Cette réflexion, commencée il y a longtemps sur le plan technique dans le monde académique et professionnel, a été déjà abordée par certains épiscopats. La contribution du présent congrès est certainement de faire percevoir l’amplitude des problématiques, mais aussi de faire partager des expériences vertueuses, grâce à la présence des délégués des Conférences épiscopales d’Europe et de certains pays d’Amérique du Nord et d’Océanie.
Le congrès donnera certainement des suggestions et indiquera des lignes d’action, mais les choix concrets et ultimes reviendront aux évêques. Je leur recommande vivement que toute décision soit le fruit d’une réflexion commune menée au sein de la communauté chrétienne et en dialogue avec la communauté civile. La cession ne doit pas être la première et unique solution à laquelle penser et ne jamais être effectuée en scandalisant les fidèles. Si elle devenait nécessaire, elle devrait être insérée en temps voulu dans la programmation pastorale ordinaire, être précédée d’une information adéquate et être le plus possible partagée.

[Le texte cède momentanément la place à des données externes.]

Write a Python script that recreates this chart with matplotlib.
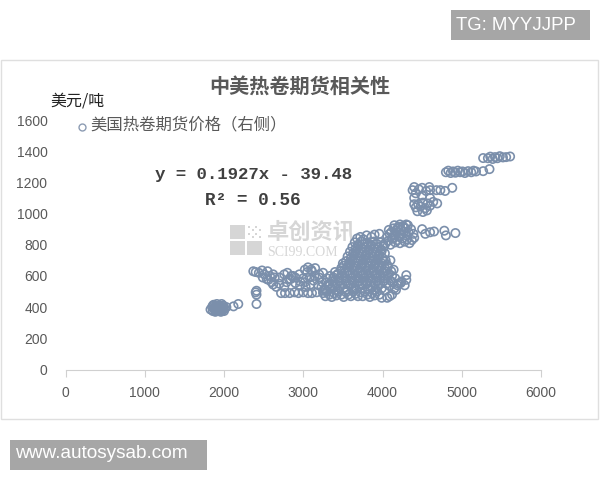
import matplotlib
matplotlib.use('Agg')
import matplotlib.pyplot as plt
from matplotlib.patches import Rectangle

plt.rcParams['font.family'] = ['Noto Sans CJK SC', 'DejaVu Sans']

# 低位
low_x = [1830, 1850, 1860, 1870, 1880, 1890, 1900, 1910, 1920, 1930, 1940, 1950, 1960, 1970, 1980, 1990, 2000, 1870, 1890, 1910, 1930, 1950, 1970, 1990, 2010, 1860, 1900, 1940, 1980, 2030, 2120, 2180, 2410, 2410, 2410, 2400]
low_y = [385, 400, 375, 415, 390, 370, 405, 420, 385, 375, 410, 395, 370, 420, 385, 400, 375, 395, 380, 395, 405, 380, 400, 410, 390, 410, 375, 390, 380, 400, 405, 420, 420, 480, 505, 495]
# 中间一段
mid_x = [2370, 2400, 2440, 2480, 2510, 2550, 2580, 2620, 2490, 2540, 2600, 2660, 2640, 2700, 2760, 2800, 2850, 2900, 2950, 3000, 3050, 3100, 3150, 3200, 2720, 2770, 2830, 2890, 2940, 3000, 3060, 3110, 3170, 2790, 2840, 2900, 2960, 3020, 3080, 3140, 3200, 3250, 2700, 2760, 2820, 2870, 2960, 3030, 3090, 3130, 3190, 3240, 3280, 3020, 3060, 3110, 2560, 2620]
mid_y = [630, 625, 620, 635, 610, 630, 600, 610, 590, 580, 560, 530, 590, 550, 530, 620, 600, 590, 610, 585, 625, 640, 650, 610, 490, 490, 490, 495, 490, 495, 490, 490, 495, 560, 580, 555, 565, 560, 590, 600, 590, 620, 590, 610, 580, 600, 540, 530, 545, 570, 540, 560, 510, 640, 655, 630, 575, 545]
# 密集区
dense_x = [3250, 3280, 3300, 3330, 3360, 3390, 3420, 3450, 3480, 3510, 3540, 3570, 3600, 3630, 3660, 3690, 3720, 3750, 3780, 3810, 3840, 3870, 3900, 3930, 3960, 3990,
           3230, 3270, 3310, 3350, 3390, 3430, 3470, 3510, 3550, 3590, 3630, 3670, 3710, 3750, 3790, 3830, 3870, 3910, 3950, 3990, 4030,
           3250, 3290, 3330, 3370, 3410, 3450, 3490, 3530, 3570, 3610, 3650, 3690, 3730, 3770, 3810, 3850, 3890, 3930, 3970, 4010, 4050, 4090,
           3300, 3340, 3380, 3420, 3460, 3500, 3540, 3580, 3620, 3660, 3700, 3740, 3780, 3820, 3860, 3900, 3940, 3980, 4020, 4060, 4100,
           3400, 3440, 3480, 3520, 3560, 3600, 3640, 3680, 3720, 3760, 3800, 3840, 3880, 3920, 3960, 4000, 4040, 4080, 4120,
           3480, 3510, 3550, 3590, 3630, 3670, 3710, 3750, 3790, 3830, 3870, 3910, 3950, 3990, 4030, 4070, 4110,
           3500, 3540, 3580, 3620, 3660, 3700, 3740, 3780, 3820, 3860, 3900, 3940, 3980, 4020, 4060,
           3560, 3600, 3640, 3680, 3720, 3760, 3800, 3840, 3880, 3920, 3960, 4000, 4040,
           3590, 3630, 3670, 3710, 3750, 3790, 3830, 3870, 3910, 3950, 3990, 4030,
           3620, 3660, 3700, 3740, 3780, 3820, 3860, 3900, 3940, 3980, 4020,
           3650, 3690, 3730, 3770, 3810, 3850, 3890, 3930, 3970, 4010,
           3680, 3720, 3760, 3800, 3860, 3900, 3960]
dense_y = [490, 470, 500, 480, 465, 490, 475, 500, 480, 465, 495, 480, 470, 500, 485, 470, 495, 470, 500, 480, 465, 490, 475, 500, 480, 460,
           530, 515, 540, 520, 530, 510, 535, 520, 510, 540, 525, 515, 535, 520, 545, 515, 530, 510, 540, 520, 505,
           505, 560, 550, 565, 550, 570, 555, 565, 550, 570, 555, 565, 550, 570, 555, 565, 550, 570, 555, 565, 550, 535,
           585, 600, 590, 605, 590, 600, 585, 605, 590, 600, 585, 605, 590, 600, 585, 605, 590, 600, 585, 600, 570,
           625, 615, 635, 620, 630, 615, 635, 620, 630, 615, 635, 620, 630, 615, 635, 620, 630, 615, 600,
           650, 665, 655, 670, 655, 665, 650, 670, 655, 665, 650, 670, 655, 665, 650, 660, 630,
           680, 695, 685, 700, 685, 695, 680, 700, 685, 695, 680, 700, 685, 695, 670,
           725, 715, 730, 715, 725, 710, 730, 715, 725, 710, 730, 715, 700,
           755, 745, 760, 745, 755, 740, 760, 745, 755, 740, 760, 745,
           785, 775, 790, 775, 785, 770, 790, 775, 785, 770, 790,
           815, 800, 820, 805, 815, 800, 820, 805, 815, 800,
           840, 850, 835, 860, 850, 865, 870]
# 密集区右边散点
side_x = [4130, 4160, 4200, 4240, 4280, 4300, 4300, 4150, 4190, 4230, 4120, 4170, 4090, 4140, 4060, 4100]
side_y = [560, 585, 550, 565, 540, 575, 605, 520, 540, 555, 480, 510, 470, 640, 460, 700]
# 右上角往上
upper_x = [4040, 4070, 4100, 4130, 4160, 4190, 4220, 4250, 4280, 4310, 4340, 4370, 4400, 4060, 4090, 4120, 4150, 4180, 4210, 4240, 4270, 4300, 4330, 4360, 4390, 4080, 4110, 4140, 4170, 4200, 4230, 4260, 4290, 4320, 4150, 4190, 4220, 4260, 4300,
           4500, 4540, 4600, 4650, 4780, 4800, 4920, 4400, 4420, 4450, 4480, 4510, 4540, 4570, 4600, 4640, 4690, 4440, 4510, 4560, 4380, 4400, 4420, 4460, 4500, 4550, 4590, 4600, 4680, 4730, 4790, 4880, 4400, 4500, 4600,
           4800, 4830, 4860, 4890, 4920, 4950, 4980, 5010, 5040, 5080, 5120, 5150, 5180, 5270, 5350, 5270, 5330, 5360, 5390, 5420, 5450, 5480, 5520, 5560, 5610]
upper_y = [810, 825, 800, 840, 815, 830, 810, 840, 820, 835, 810, 830, 845, 850, 870, 840, 860, 880, 850, 870, 885, 860, 880, 900, 870, 895, 880, 905, 890, 915, 895, 920, 905, 925, 925, 905, 930, 915, 930,
           900, 870, 880, 885, 890, 860, 875, 1060, 1040, 1060, 1045, 1070, 1035, 1065, 1050, 1075, 1065, 1015, 1010, 1020, 1150, 1170, 1130, 1155, 1165, 1145, 1170, 1150, 1150, 1150, 1145, 1165, 1100, 1115, 1100,
           1265, 1275, 1260, 1270, 1262, 1275, 1265, 1270, 1260, 1272, 1265, 1275, 1270, 1272, 1285, 1356, 1355, 1365, 1350, 1362, 1355, 1368, 1360, 1362, 1366]

years_x = [0, 1000, 2000, 3000, 4000, 5000, 6000]
price_y = [0, 200, 400, 600, 800, 1000, 1200, 1400, 1600]

W, H = 600, 480
fig = plt.figure(figsize=(6, 4.8), dpi=100)

# 像素坐标 -> 图坐标
def fx(p):
    return p / W
def fy(p):
    return 1 - p / H

def box(x0, y0, x1, y1, **kw):
    fig.patches.append(Rectangle((fx(x0), fy(y1)), (x1 - x0) / W, (y1 - y0) / H,
                                 transform=fig.transFigure, **kw))

box(1, 60, 598, 419, fc='white', ec='#dfdfdf', lw=1.0, zorder=-2)

# 水印
wm = '#d6d6d6'
box(230, 225, 245, 239, fc=wm, ec='none', zorder=-1)
box(230, 241, 245, 255, fc=wm, ec='none', zorder=-1)
box(247, 241, 262, 255, fc=wm, ec='none', zorder=-1)
for i in range(4):
    for j in range(4):
        if (i + j) % 2 == 0:
            box(248 + i * 3.5, 226 + j * 3.3, 250 + i * 3.5, 228 + j * 3.3, fc=wm, ec='none', zorder=-1)
fig.text(fx(267), fy(232), '卓创资讯', fontsize=16, color=wm, fontweight='bold', va='center', ha='left', zorder=-1)
fig.text(fx(267), fy(252), 'SCI99.COM', fontsize=10, color=wm, family='Liberation Serif', va='center', ha='left', zorder=-1)

ax = fig.add_axes([fx(65.5), fy(369.5), (541 - 65.5) / W, (369.5 - 120) / H])
ax.patch.set_alpha(0)
for s in ['top', 'right', 'left']:
    ax.spines[s].set_visible(False)
ax.spines['bottom'].set_color('#d0d0d0')

all_x = low_x + mid_x + dense_x + side_x + upper_x
all_y = low_y + mid_y + dense_y + side_y + upper_y
ax.scatter(all_x, all_y, s=36, facecolors='none', edgecolors='#7b8fab', linewidths=1.2)

ax.set_xlim(0, 6000)
ax.set_ylim(0, 1600)
ax.set_xticks(years_x)
ax.set_yticks(price_y)
ax.tick_params(axis='x', length=5, color='#d0d0d0', labelsize=10, labelcolor='#595959', pad=7)
ax.tick_params(axis='y', length=0, labelsize=10, labelcolor='#595959', pad=13)
for t in ax.get_xticklabels() + ax.get_yticklabels():
    t.set_fontfamily('Liberation Sans')

fig.text(fx(300), fy(86), '中美热卷期货相关性', fontsize=14.5, fontweight='bold', color='#595959', ha='center', va='center')
fig.text(fx(50), fy(101), '美元/吨', fontsize=11.5, color='#222222', ha='left', va='center')

# 图例
fig.add_artist(plt.Line2D([fx(82)], [fy(127)], marker='o', ms=5, mfc='none', mec='#8d9cb3', mew=1.0, ls='none'))
fig.text(fx(90), fy(125), '美国热卷期货价格（右侧）', fontsize=11.8, color='#595959', ha='left', va='center')

# 趋势线公式
fig.text(fx(155), fy(175), 'y = 0.1927x - 39.48', fontsize=12.5, family='Liberation Mono', fontweight='bold', color='#404040', ha='left', va='center')
fig.text(fx(205), fy(200), 'R² = 0.56', fontsize=12.8, family='Liberation Mono', fontweight='bold', color='#404040', ha='left', va='center')

# 角上的灰条
box(451, 10, 590, 40, fc='#a6a6a6', ec='none', zorder=2)
fig.text(fx(456), fy(25), 'TG: MYYJJPP', fontsize=13.4, family='Liberation Sans', color='white', ha='left', va='center')
box(10, 440, 207, 470, fc='#a6a6a6', ec='none', zorder=2)
fig.text(fx(15), fy(454), 'www.autosysab.com', fontsize=13.7, family='Liberation Sans', color='white', ha='left', va='center')

fig.savefig('out.png', dpi=100)
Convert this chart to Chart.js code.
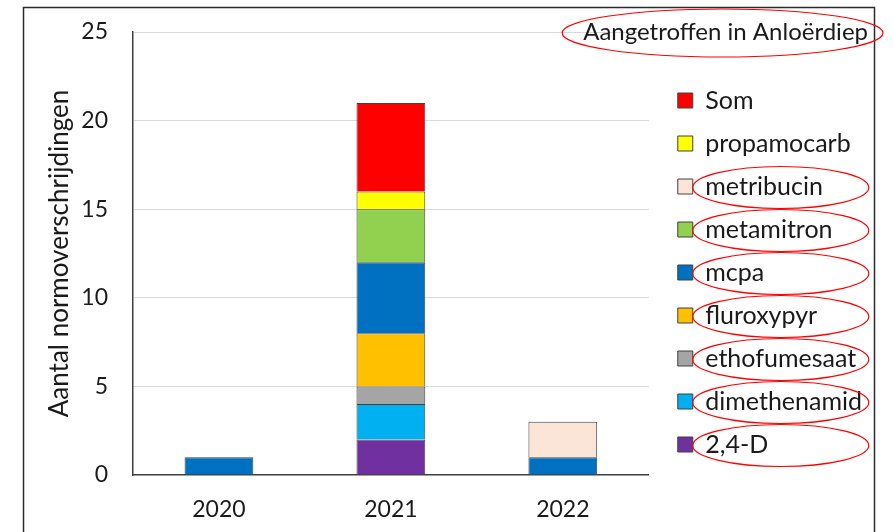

Dans le Premier livre des Macchabées, on lit qu’une fois libérée Jérusalem et restauré le temple profané par les païens, les libérateurs, devant décider du sort des pierres du vieil autel démoli, préférèrent les mettre de côté « jusqu’à ce qu’apparaisse un prophète pour en décider » (4,46). L’édification d’une église ou sa nouvelle destination ne sont pas non plus des opérations que l’on traite uniquement sous l’aspect technique ou économique, mais elles doivent être évaluées selon l’esprit de prophétie : à travers elles, en effet, passe le témoignage de la foi de l’Église qui accueille et valorise la présence de son Seigneur dans l’histoire.
Souhaitant la réussite de ce congrès, je vous donne de tout cœur, cher Frère, ainsi qu’à vos collaborateurs, aux intervenants et à tous les participants, la bénédiction apostolique.